Directors Anna Boden and Ryan Fleck have come from an indie background with films such as Ryan Gosling’s Half Nelson and Mississippi Grind, atheistically their grainy raw stamp gives the picture an edge we don’t usually experience in the genre. It’s a perfect pairing for its 90’s nostalgia setting. Heavily featuring a mixtape soundtrack of iconic tracks to a crash landing scene in which a Blockbuster store breaks Vers fall. You’ve got that Top Gun vibe with the switched gender-flip and most importantly it speaks to all those little girls always pigeon-holed as tomboys screaming the message, no matter how many times you’re knocked down, get back up and try again.
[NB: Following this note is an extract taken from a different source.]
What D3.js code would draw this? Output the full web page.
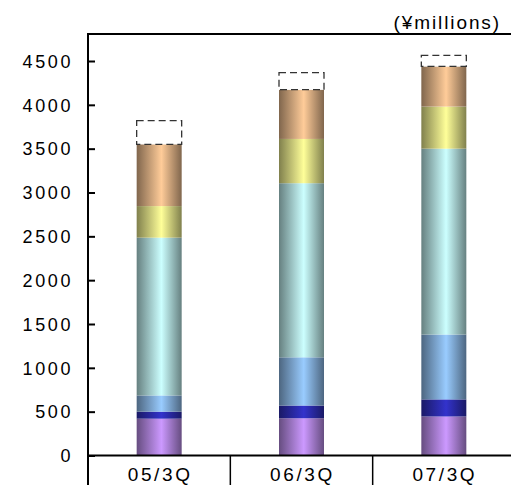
<!DOCTYPE html>
<html>
<head>
<meta charset="utf-8">
<script src="https://cdn.jsdelivr.net/npm/d3@7/dist/d3.min.js"></script>
<style>
  html, body { margin: 0; padding: 0; background: #fff; }
  svg { display: block; }
</style>
</head>
<body>
<svg id="chart" width="511" height="485"></svg>
<script>
// Quarterly figures (¥ millions), stacked from the bottom up
const periods = ["05/3Q", "06/3Q", "07/3Q"];
const seriesKeys = ["s1", "s2", "s3", "s4", "s5", "s6"];
const s1 = [420, 425, 445];
const s2 = [80, 145, 195];
const s3 = [185, 550, 740];
const s4 = [1800, 1986, 2120];
const s5 = [360, 505, 480];
const s6 = [705, 562, 458];
// Dashed outline above each stack (target / forecast portion)
const outlineTop = [3820, 4367, 4565];
const yTicks = [0, 500, 1000, 1500, 2000, 2500, 3000, 3500, 4000, 4500];
const unitLabel = "(¥millions)";

const seriesColors = ["#cc99ff", "#3333cc", "#99ccff", "#ccffff", "#ffff99", "#ffcc99"];

const values = [s1, s2, s3, s4, s5, s6];
const table = periods.map((p, i) => {
  const row = { period: p };
  seriesKeys.forEach((k, j) => { row[k] = values[j][i]; });
  return row;
});

const svg = d3.select("#chart");
const plotLeft = 88, plotRight = 515, plotTop = 34, zeroY = 455.5;
const labelFont = "'Liberation Sans', Arial, sans-serif";

const x = d3.scaleBand().domain(periods).range([plotLeft, plotRight]).paddingInner(0).paddingOuter(0);
const y = d3.scaleLinear().domain([0, 4500]).range([zeroY, 61]);
const barW = 45;

// Cylinder-like horizontal shading for each series colour
const defs = svg.append("defs");
seriesColors.forEach((c, i) => {
  const dark = d3.interpolateRgb(c, "#000")(0.5);
  const g = defs.append("linearGradient").attr("id", "grad" + i)
    .attr("x1", "0%").attr("x2", "100%").attr("y1", "0%").attr("y2", "0%");
  g.append("stop").attr("offset", "0%").attr("stop-color", dark);
  g.append("stop").attr("offset", "55%").attr("stop-color", c);
  g.append("stop").attr("offset", "100%").attr("stop-color", dark);
});

const stack = d3.stack().keys(seriesKeys);
const layers = stack(table);

const barsG = svg.append("g");
layers.forEach((layer, li) => {
  barsG.selectAll(null).data(layer).enter().append("rect")
    .attr("x", d => x(d.data.period) + x.bandwidth() / 2 - barW / 2)
    .attr("width", barW)
    .attr("y", d => y(d[1]))
    .attr("height", d => y(d[0]) - y(d[1]))
    .attr("fill", `url(#grad${li})`);
});

// Dashed outlines sitting on top of each stack
const totals = table.map(r => seriesKeys.reduce((a, k) => a + r[k], 0));
svg.append("g").selectAll("rect").data(periods).enter().append("rect")
  .attr("x", (p) => x(p) + x.bandwidth() / 2 - barW / 2)
  .attr("width", barW)
  .attr("y", (p, i) => y(outlineTop[i]))
  .attr("height", (p, i) => y(totals[i]) - y(outlineTop[i]))
  .attr("fill", "#fff")
  .attr("stroke", "#333")
  .attr("stroke-width", 1.3)
  .attr("stroke-dasharray", "7,4");

// Y axis with inward ticks
const yAxis = d3.axisLeft(y).tickValues(yTicks).tickFormat(d3.format("d")).tickSize(0).tickPadding(0);
const yg = svg.append("g").attr("transform", `translate(${plotLeft},0)`).call(yAxis);
yg.select(".domain").remove();
yg.selectAll(".tick text")
  .attr("x", -15)
  .attr("dy", "0.35em")
  .style("font-family", labelFont)
  .style("font-size", "18px")
  .style("letter-spacing", "2.6px")
  .attr("fill", "#000");
yg.selectAll(".tick").append("line")
  .attr("x1", 0).attr("x2", 7).attr("stroke", "#000").attr("stroke-width", 2);

// Frame lines
svg.append("line").attr("x1", plotLeft).attr("x2", plotLeft).attr("y1", plotTop).attr("y2", 485)
  .attr("stroke", "#000").attr("stroke-width", 2);
svg.append("line").attr("x1", plotLeft - 1).attr("x2", 511).attr("y1", plotTop).attr("y2", plotTop)
  .attr("stroke", "#000").attr("stroke-width", 2);
svg.append("line").attr("x1", plotLeft - 1).attr("x2", 511).attr("y1", zeroY).attr("y2", zeroY)
  .attr("stroke", "#000").attr("stroke-width", 2);

// Category row under the axis
svg.append("g").selectAll("line").data(periods.slice(1)).enter().append("line")
  .attr("x1", p => x(p)).attr("x2", p => x(p))
  .attr("y1", zeroY).attr("y2", 485)
  .attr("stroke", "#000").attr("stroke-width", 1.5);
svg.append("g").selectAll("text").data(periods).enter().append("text")
  .attr("x", p => x(p) + x.bandwidth() / 2 + 1)
  .attr("y", 481)
  .attr("text-anchor", "middle")
  .style("font-family", labelFont)
  .style("font-size", "19px")
  .style("letter-spacing", "2.6px")
  .text(p => p);

// Unit label
svg.append("text")
  .attr("x", 501).attr("y", 29)
  .attr("text-anchor", "end")
  .style("font-family", labelFont)
  .style("font-size", "19px")
  .style("letter-spacing", "1.9px")
  .text(unitLabel);
</script>
</body>
</html>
Even Captain Marvel’s ascent into space has an animated CGI vision you would expect from any good 90’s kids series.
Larson brings an understated cheekiness to Captain Marvel; sometimes vying on the corny in her superhero stance she gives meaning to an unusually nuanced character. Fury can almost be considered Jackson’s second skin but here, 90’s Fury is still wet behind the ears, full of naivety and optimism before the cynicism creeps in. Ben Mendelsohn as the shape-shifting Skrull Talos is nothing short of deceptive drama and tickling funny.
Full of knowing nods to the Universe including Agents of Shield, it’s bound to push a few buttons when Fury stumbles on the name for his team of superheroes – Avengers. Like any of these films, it’s always worth waiting until the very end credit has left the screen.